* [Task prompt]:
Transcribe the records below exactly, leaving out any pictures.

[start]

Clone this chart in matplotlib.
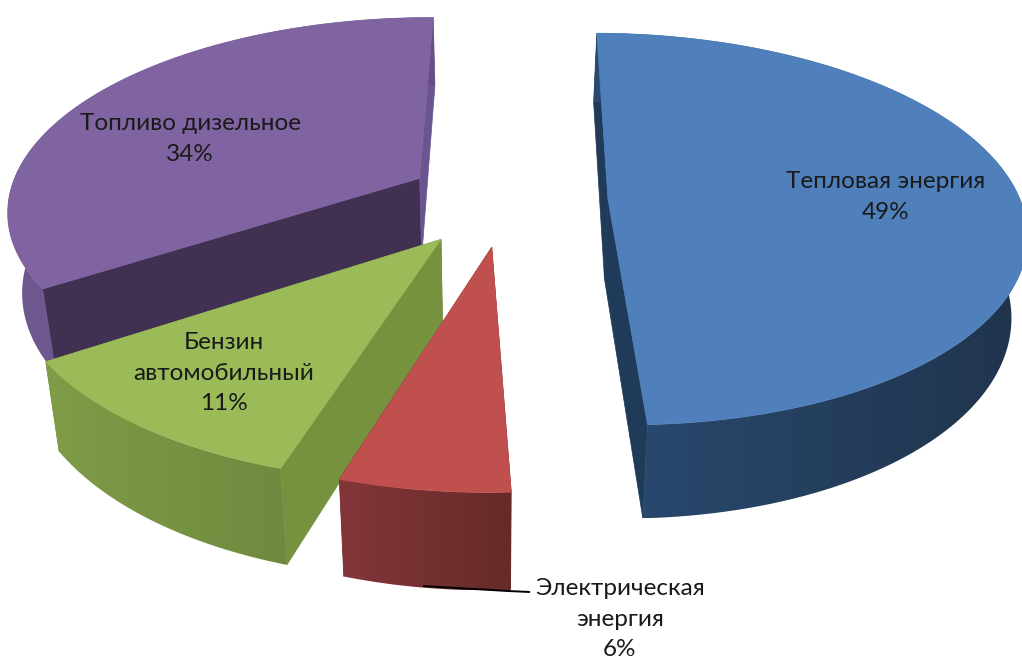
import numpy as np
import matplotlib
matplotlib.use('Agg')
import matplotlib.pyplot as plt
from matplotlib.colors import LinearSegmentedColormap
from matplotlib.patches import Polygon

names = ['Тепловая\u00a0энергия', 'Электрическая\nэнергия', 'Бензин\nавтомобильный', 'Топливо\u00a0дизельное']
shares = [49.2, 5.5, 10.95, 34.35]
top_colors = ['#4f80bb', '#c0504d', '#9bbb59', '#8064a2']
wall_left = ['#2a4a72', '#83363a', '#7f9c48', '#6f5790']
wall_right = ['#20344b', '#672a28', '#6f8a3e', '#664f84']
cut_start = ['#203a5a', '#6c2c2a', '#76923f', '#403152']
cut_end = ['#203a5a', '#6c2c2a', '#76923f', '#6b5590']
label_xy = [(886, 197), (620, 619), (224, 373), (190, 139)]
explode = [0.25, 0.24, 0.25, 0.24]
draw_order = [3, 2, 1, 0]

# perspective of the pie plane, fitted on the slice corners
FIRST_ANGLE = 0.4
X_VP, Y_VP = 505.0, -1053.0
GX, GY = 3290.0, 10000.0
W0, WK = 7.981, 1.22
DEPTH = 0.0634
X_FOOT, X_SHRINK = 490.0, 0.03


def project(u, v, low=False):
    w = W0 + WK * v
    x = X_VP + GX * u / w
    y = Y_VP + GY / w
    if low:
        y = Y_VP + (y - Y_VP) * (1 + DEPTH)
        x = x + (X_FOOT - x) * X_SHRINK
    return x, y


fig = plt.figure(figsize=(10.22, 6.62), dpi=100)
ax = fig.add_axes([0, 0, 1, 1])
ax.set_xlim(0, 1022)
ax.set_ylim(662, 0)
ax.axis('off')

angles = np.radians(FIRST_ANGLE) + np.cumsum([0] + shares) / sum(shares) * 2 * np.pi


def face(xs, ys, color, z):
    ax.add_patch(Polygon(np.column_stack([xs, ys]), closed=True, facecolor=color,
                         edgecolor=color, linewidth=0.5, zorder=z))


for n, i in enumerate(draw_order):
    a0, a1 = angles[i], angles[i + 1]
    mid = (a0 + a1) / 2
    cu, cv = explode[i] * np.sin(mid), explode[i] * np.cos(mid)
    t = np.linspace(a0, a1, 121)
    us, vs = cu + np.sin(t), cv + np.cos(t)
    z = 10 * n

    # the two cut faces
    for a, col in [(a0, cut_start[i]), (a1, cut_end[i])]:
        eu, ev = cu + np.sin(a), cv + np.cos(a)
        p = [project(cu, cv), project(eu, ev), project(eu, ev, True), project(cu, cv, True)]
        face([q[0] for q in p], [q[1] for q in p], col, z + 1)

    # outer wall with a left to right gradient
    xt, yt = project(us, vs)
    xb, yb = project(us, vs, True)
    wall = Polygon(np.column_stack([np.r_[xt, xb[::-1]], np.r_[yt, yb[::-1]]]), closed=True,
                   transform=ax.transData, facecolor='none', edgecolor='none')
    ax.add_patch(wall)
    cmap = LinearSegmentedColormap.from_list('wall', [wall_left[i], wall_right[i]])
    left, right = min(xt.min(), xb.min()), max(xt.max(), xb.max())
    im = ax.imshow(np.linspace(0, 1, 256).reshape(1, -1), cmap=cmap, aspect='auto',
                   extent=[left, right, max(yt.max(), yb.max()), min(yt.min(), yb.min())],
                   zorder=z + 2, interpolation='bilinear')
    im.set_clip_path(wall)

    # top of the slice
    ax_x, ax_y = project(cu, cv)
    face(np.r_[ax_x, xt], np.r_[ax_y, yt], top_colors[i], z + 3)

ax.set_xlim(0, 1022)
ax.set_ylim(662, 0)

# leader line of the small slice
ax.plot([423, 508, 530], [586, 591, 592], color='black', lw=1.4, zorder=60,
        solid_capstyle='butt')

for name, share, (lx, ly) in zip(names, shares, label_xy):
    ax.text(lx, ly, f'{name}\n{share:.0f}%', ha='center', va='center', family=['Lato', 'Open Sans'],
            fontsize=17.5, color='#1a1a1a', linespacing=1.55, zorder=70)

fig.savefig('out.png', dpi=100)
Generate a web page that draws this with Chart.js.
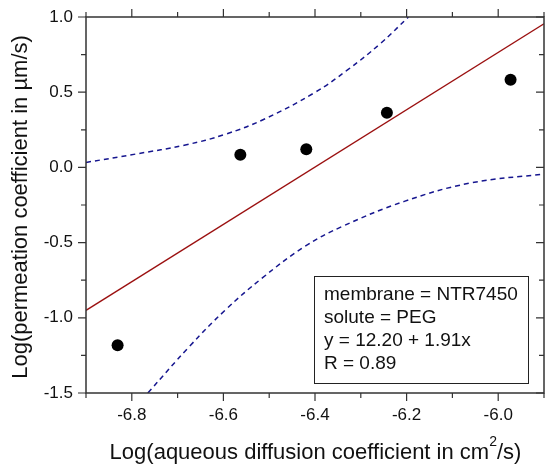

[end]

* [Worked solution]:
Clone this chart in matplotlib.
import numpy as np
import matplotlib
matplotlib.use('Agg')
import matplotlib.pyplot as plt
from matplotlib.colors import LinearSegmentedColormap
from matplotlib.patches import Polygon

names = ['Тепловая\u00a0энергия', 'Электрическая\nэнергия', 'Бензин\nавтомобильный', 'Топливо\u00a0дизельное']
shares = [49.2, 5.5, 10.95, 34.35]
top_colors = ['#4f80bb', '#c0504d', '#9bbb59', '#8064a2']
wall_left = ['#2a4a72', '#83363a', '#7f9c48', '#6f5790']
wall_right = ['#20344b', '#672a28', '#6f8a3e', '#664f84']
cut_start = ['#203a5a', '#6c2c2a', '#76923f', '#403152']
cut_end = ['#203a5a', '#6c2c2a', '#76923f', '#6b5590']
label_xy = [(886, 197), (620, 619), (224, 373), (190, 139)]
explode = [0.25, 0.24, 0.25, 0.24]
draw_order = [3, 2, 1, 0]

# perspective of the pie plane, fitted on the slice corners
FIRST_ANGLE = 0.4
X_VP, Y_VP = 505.0, -1053.0
GX, GY = 3290.0, 10000.0
W0, WK = 7.981, 1.22
DEPTH = 0.0634
X_FOOT, X_SHRINK = 490.0, 0.03


def project(u, v, low=False):
    w = W0 + WK * v
    x = X_VP + GX * u / w
    y = Y_VP + GY / w
    if low:
        y = Y_VP + (y - Y_VP) * (1 + DEPTH)
        x = x + (X_FOOT - x) * X_SHRINK
    return x, y


fig = plt.figure(figsize=(10.22, 6.62), dpi=100)
ax = fig.add_axes([0, 0, 1, 1])
ax.set_xlim(0, 1022)
ax.set_ylim(662, 0)
ax.axis('off')

angles = np.radians(FIRST_ANGLE) + np.cumsum([0] + shares) / sum(shares) * 2 * np.pi


def face(xs, ys, color, z):
    ax.add_patch(Polygon(np.column_stack([xs, ys]), closed=True, facecolor=color,
                         edgecolor=color, linewidth=0.5, zorder=z))


for n, i in enumerate(draw_order):
    a0, a1 = angles[i], angles[i + 1]
    mid = (a0 + a1) / 2
    cu, cv = explode[i] * np.sin(mid), explode[i] * np.cos(mid)
    t = np.linspace(a0, a1, 121)
    us, vs = cu + np.sin(t), cv + np.cos(t)
    z = 10 * n

    # the two cut faces
    for a, col in [(a0, cut_start[i]), (a1, cut_end[i])]:
        eu, ev = cu + np.sin(a), cv + np.cos(a)
        p = [project(cu, cv), project(eu, ev), project(eu, ev, True), project(cu, cv, True)]
        face([q[0] for q in p], [q[1] for q in p], col, z + 1)

    # outer wall with a left to right gradient
    xt, yt = project(us, vs)
    xb, yb = project(us, vs, True)
    wall = Polygon(np.column_stack([np.r_[xt, xb[::-1]], np.r_[yt, yb[::-1]]]), closed=True,
                   transform=ax.transData, facecolor='none', edgecolor='none')
    ax.add_patch(wall)
    cmap = LinearSegmentedColormap.from_list('wall', [wall_left[i], wall_right[i]])
    left, right = min(xt.min(), xb.min()), max(xt.max(), xb.max())
    im = ax.imshow(np.linspace(0, 1, 256).reshape(1, -1), cmap=cmap, aspect='auto',
                   extent=[left, right, max(yt.max(), yb.max()), min(yt.min(), yb.min())],
                   zorder=z + 2, interpolation='bilinear')
    im.set_clip_path(wall)

    # top of the slice
    ax_x, ax_y = project(cu, cv)
    face(np.r_[ax_x, xt], np.r_[ax_y, yt], top_colors[i], z + 3)

ax.set_xlim(0, 1022)
ax.set_ylim(662, 0)

# leader line of the small slice
ax.plot([423, 508, 530], [586, 591, 592], color='black', lw=1.4, zorder=60,
        solid_capstyle='butt')

for name, share, (lx, ly) in zip(names, shares, label_xy):
    ax.text(lx, ly, f'{name}\n{share:.0f}%', ha='center', va='center', family=['Lato', 'Open Sans'],
            fontsize=17.5, color='#1a1a1a', linespacing=1.55, zorder=70)

fig.savefig('out.png', dpi=100)
Generate a web page that draws this with Chart.js.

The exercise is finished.